** Exercise instructions **
Wherever the string "recreates" appears, copy the whole line.

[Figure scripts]
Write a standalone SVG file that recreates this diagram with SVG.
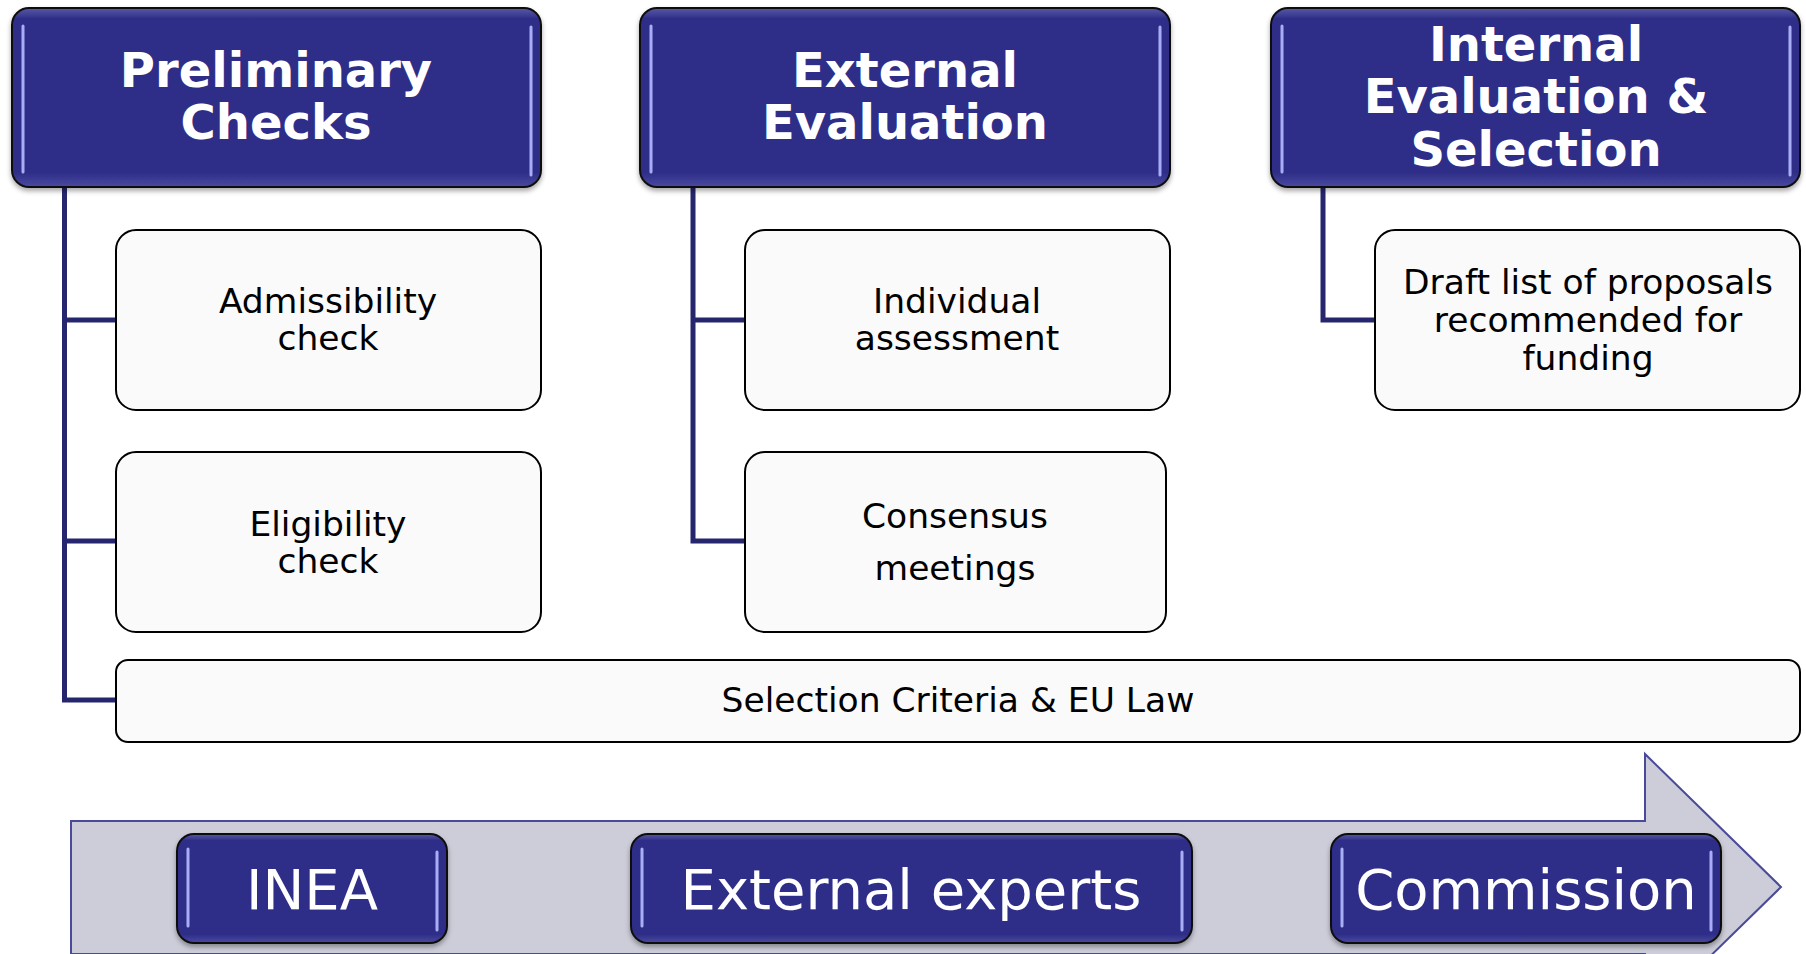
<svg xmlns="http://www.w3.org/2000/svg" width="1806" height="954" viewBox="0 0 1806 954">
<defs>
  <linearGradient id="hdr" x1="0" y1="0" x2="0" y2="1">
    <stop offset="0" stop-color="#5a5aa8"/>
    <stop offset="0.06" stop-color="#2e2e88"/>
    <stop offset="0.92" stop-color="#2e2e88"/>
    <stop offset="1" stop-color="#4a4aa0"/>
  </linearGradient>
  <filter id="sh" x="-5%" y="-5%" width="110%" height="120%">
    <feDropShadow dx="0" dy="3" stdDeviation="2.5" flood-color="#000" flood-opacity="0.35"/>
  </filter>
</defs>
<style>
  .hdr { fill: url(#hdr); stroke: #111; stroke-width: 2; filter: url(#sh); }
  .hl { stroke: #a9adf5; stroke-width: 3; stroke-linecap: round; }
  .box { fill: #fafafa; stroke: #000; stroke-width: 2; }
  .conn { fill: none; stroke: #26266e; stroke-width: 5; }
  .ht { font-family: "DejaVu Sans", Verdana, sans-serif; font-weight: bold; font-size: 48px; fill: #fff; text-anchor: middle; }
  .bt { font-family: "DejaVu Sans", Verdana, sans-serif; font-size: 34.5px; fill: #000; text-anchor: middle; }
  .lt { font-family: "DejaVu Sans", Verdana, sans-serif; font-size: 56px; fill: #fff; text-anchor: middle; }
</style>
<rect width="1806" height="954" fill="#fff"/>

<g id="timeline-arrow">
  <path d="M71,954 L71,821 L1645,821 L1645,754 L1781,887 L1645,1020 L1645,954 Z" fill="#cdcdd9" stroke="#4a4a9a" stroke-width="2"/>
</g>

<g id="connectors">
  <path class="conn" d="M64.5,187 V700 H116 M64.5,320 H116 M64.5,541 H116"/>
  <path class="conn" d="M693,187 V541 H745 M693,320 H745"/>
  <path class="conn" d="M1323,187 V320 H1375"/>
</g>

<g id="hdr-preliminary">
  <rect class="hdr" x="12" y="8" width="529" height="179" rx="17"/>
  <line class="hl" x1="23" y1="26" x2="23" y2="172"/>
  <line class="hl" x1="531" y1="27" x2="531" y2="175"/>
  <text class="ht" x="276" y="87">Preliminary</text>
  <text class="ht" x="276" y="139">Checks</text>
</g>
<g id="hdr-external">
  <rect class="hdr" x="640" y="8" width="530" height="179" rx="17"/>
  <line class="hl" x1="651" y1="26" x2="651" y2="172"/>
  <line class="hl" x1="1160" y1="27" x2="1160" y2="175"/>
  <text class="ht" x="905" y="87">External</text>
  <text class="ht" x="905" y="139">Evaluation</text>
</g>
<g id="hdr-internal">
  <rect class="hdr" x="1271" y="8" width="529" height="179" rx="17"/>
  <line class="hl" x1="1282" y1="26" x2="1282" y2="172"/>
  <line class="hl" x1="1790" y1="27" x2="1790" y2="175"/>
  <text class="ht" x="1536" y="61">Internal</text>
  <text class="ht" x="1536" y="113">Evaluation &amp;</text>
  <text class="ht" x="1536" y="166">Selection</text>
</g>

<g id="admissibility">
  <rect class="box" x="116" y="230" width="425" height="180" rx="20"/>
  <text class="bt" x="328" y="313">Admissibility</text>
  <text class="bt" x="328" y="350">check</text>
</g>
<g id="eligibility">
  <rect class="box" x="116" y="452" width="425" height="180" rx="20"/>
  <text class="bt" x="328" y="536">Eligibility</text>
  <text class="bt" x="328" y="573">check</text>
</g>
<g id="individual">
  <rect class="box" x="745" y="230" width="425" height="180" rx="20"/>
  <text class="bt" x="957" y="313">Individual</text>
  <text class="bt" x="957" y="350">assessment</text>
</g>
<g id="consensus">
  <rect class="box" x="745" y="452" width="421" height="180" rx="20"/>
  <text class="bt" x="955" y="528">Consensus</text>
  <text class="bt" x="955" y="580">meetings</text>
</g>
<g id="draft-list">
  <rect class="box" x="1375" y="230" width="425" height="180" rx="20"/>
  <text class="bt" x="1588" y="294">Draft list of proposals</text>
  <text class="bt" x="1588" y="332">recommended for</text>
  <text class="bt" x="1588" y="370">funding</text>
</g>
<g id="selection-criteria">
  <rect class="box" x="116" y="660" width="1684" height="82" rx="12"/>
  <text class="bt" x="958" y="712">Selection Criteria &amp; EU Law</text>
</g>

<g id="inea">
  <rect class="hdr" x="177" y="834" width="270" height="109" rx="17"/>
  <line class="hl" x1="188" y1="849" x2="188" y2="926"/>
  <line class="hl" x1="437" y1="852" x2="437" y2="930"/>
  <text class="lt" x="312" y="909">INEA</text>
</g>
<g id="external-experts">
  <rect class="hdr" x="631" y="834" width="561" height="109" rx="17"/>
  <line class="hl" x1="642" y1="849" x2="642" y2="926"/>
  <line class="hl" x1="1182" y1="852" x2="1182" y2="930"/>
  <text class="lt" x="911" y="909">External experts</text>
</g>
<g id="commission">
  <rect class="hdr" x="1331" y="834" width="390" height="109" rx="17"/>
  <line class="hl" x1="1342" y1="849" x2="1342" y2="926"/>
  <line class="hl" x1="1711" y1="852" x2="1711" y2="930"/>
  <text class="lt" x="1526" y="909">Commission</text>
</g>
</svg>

--

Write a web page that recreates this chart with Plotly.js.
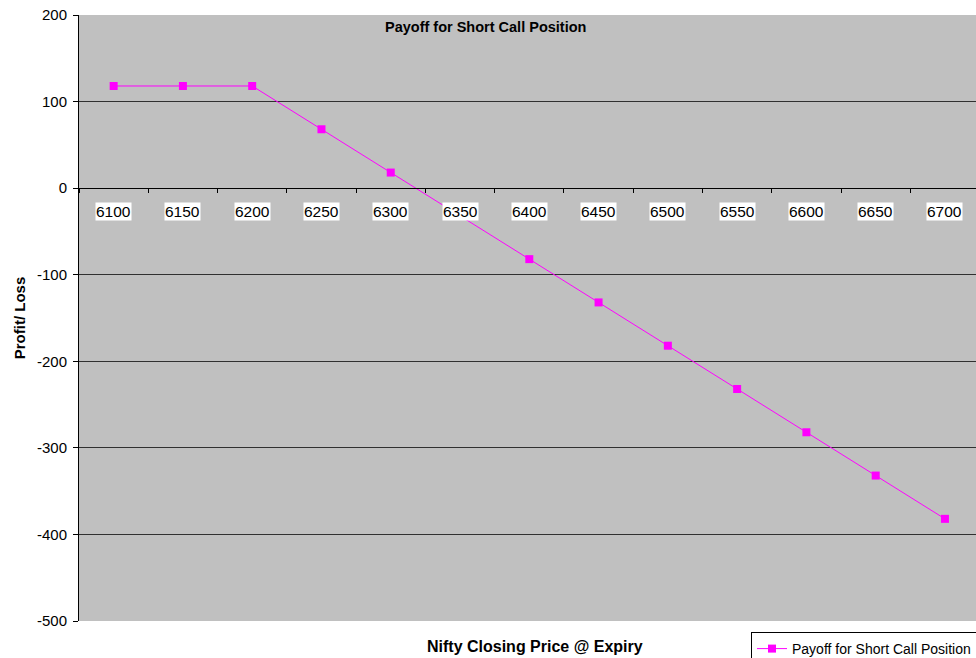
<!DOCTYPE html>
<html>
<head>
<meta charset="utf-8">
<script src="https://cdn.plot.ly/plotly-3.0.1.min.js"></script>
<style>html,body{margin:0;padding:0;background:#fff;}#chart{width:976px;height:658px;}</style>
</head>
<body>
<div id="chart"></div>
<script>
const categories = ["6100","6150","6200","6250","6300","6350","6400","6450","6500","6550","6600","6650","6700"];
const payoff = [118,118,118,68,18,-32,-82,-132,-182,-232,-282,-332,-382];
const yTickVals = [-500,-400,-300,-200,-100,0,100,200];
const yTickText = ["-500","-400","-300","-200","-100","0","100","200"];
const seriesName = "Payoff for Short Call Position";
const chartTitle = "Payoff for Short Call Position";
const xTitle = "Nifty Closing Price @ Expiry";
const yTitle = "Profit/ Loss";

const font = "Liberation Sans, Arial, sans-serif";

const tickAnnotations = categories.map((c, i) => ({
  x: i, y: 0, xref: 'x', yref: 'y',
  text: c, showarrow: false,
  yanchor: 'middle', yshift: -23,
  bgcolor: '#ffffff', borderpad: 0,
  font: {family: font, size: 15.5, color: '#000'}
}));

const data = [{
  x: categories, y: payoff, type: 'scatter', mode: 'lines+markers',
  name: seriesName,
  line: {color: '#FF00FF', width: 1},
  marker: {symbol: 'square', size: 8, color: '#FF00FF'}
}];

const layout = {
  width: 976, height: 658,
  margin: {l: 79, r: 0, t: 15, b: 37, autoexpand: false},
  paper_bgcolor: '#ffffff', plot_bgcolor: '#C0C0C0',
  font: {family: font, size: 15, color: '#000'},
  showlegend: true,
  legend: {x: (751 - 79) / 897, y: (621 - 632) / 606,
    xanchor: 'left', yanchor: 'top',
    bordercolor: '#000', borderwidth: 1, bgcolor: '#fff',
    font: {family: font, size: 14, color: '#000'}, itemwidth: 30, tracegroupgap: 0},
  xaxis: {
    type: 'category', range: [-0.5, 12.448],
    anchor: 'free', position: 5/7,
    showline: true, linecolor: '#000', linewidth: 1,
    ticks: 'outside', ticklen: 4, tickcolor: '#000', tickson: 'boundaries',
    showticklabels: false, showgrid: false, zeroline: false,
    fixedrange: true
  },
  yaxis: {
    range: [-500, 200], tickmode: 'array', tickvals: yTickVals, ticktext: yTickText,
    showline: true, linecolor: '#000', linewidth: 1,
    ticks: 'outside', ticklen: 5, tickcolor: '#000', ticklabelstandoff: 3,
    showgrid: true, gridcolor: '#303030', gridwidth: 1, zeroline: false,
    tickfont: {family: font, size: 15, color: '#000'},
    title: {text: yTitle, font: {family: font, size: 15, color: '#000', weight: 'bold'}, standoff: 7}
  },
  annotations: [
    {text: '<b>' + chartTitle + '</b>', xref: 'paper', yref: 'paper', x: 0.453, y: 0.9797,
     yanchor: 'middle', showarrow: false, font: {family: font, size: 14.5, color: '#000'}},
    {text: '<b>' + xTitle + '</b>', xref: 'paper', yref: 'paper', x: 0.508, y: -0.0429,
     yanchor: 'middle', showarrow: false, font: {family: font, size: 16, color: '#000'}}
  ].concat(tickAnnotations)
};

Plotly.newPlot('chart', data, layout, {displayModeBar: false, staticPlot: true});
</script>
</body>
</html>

--

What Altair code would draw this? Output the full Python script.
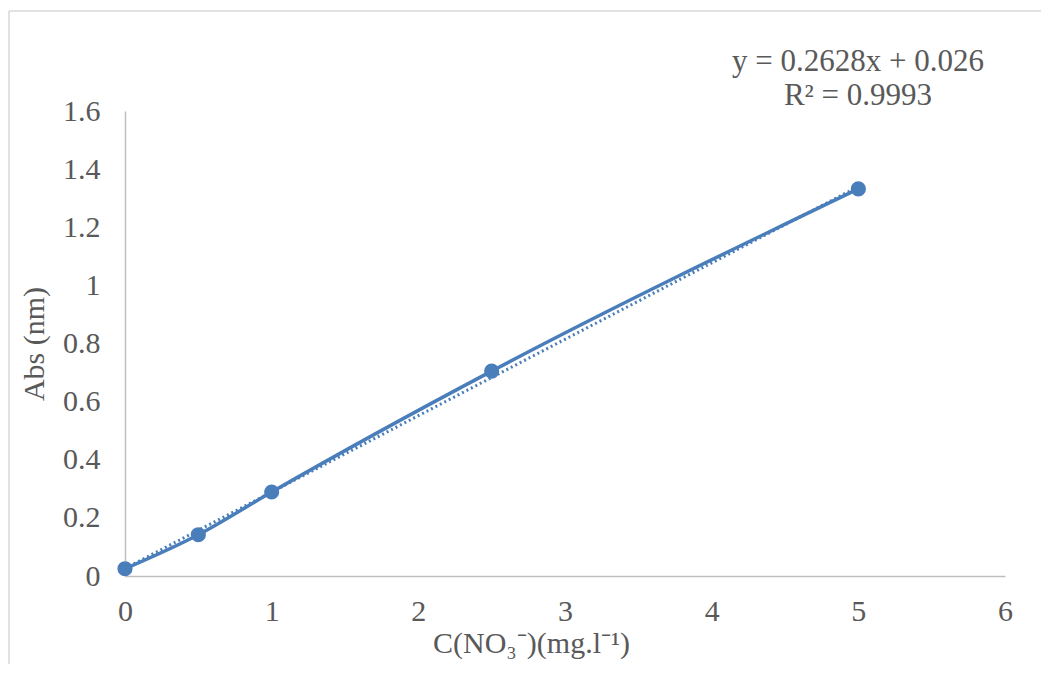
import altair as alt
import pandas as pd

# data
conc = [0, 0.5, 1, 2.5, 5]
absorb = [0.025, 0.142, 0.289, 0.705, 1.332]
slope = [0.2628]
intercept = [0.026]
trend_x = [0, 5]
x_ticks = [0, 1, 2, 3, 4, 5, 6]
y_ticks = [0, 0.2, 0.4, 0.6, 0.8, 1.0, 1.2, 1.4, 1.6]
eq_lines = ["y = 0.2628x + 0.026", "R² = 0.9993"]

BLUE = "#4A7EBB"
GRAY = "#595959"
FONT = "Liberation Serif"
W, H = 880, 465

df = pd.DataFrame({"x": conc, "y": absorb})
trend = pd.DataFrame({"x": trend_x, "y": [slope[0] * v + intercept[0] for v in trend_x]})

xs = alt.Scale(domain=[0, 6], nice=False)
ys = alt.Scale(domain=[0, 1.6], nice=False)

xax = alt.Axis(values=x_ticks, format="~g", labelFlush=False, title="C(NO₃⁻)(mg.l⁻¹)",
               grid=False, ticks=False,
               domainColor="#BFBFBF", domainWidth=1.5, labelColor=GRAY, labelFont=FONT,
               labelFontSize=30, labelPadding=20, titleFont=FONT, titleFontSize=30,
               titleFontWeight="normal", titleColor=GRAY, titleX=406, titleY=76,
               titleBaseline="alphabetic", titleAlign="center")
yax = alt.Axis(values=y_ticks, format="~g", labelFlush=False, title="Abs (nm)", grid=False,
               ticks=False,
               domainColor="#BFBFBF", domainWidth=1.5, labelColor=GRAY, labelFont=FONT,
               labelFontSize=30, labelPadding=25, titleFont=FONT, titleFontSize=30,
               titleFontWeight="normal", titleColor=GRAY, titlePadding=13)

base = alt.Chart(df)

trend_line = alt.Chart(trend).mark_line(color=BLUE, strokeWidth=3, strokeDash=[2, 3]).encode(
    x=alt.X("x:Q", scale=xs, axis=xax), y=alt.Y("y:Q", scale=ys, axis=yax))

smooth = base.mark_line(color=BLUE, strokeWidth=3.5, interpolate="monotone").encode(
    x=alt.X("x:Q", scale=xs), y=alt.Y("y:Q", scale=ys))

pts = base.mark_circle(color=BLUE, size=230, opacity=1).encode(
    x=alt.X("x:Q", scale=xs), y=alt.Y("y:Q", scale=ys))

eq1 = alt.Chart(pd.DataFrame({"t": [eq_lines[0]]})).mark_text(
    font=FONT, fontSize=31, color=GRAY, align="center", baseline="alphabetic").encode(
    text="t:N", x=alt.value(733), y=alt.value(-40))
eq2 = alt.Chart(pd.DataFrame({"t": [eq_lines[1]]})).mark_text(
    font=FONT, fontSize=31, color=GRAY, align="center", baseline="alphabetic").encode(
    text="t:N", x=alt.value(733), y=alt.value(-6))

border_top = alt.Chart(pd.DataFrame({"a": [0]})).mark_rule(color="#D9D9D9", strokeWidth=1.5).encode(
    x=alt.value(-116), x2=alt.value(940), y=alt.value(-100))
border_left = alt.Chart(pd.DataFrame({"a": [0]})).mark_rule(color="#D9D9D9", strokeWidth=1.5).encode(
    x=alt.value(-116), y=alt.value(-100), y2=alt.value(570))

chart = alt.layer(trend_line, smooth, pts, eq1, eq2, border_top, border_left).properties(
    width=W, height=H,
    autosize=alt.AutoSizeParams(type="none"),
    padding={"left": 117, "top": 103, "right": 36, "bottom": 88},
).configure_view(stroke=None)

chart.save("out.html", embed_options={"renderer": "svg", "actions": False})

** Complete response **
Write a standalone SVG file that recreates this diagram with SVG.
Write a web page that recreates this chart with Plotly.js.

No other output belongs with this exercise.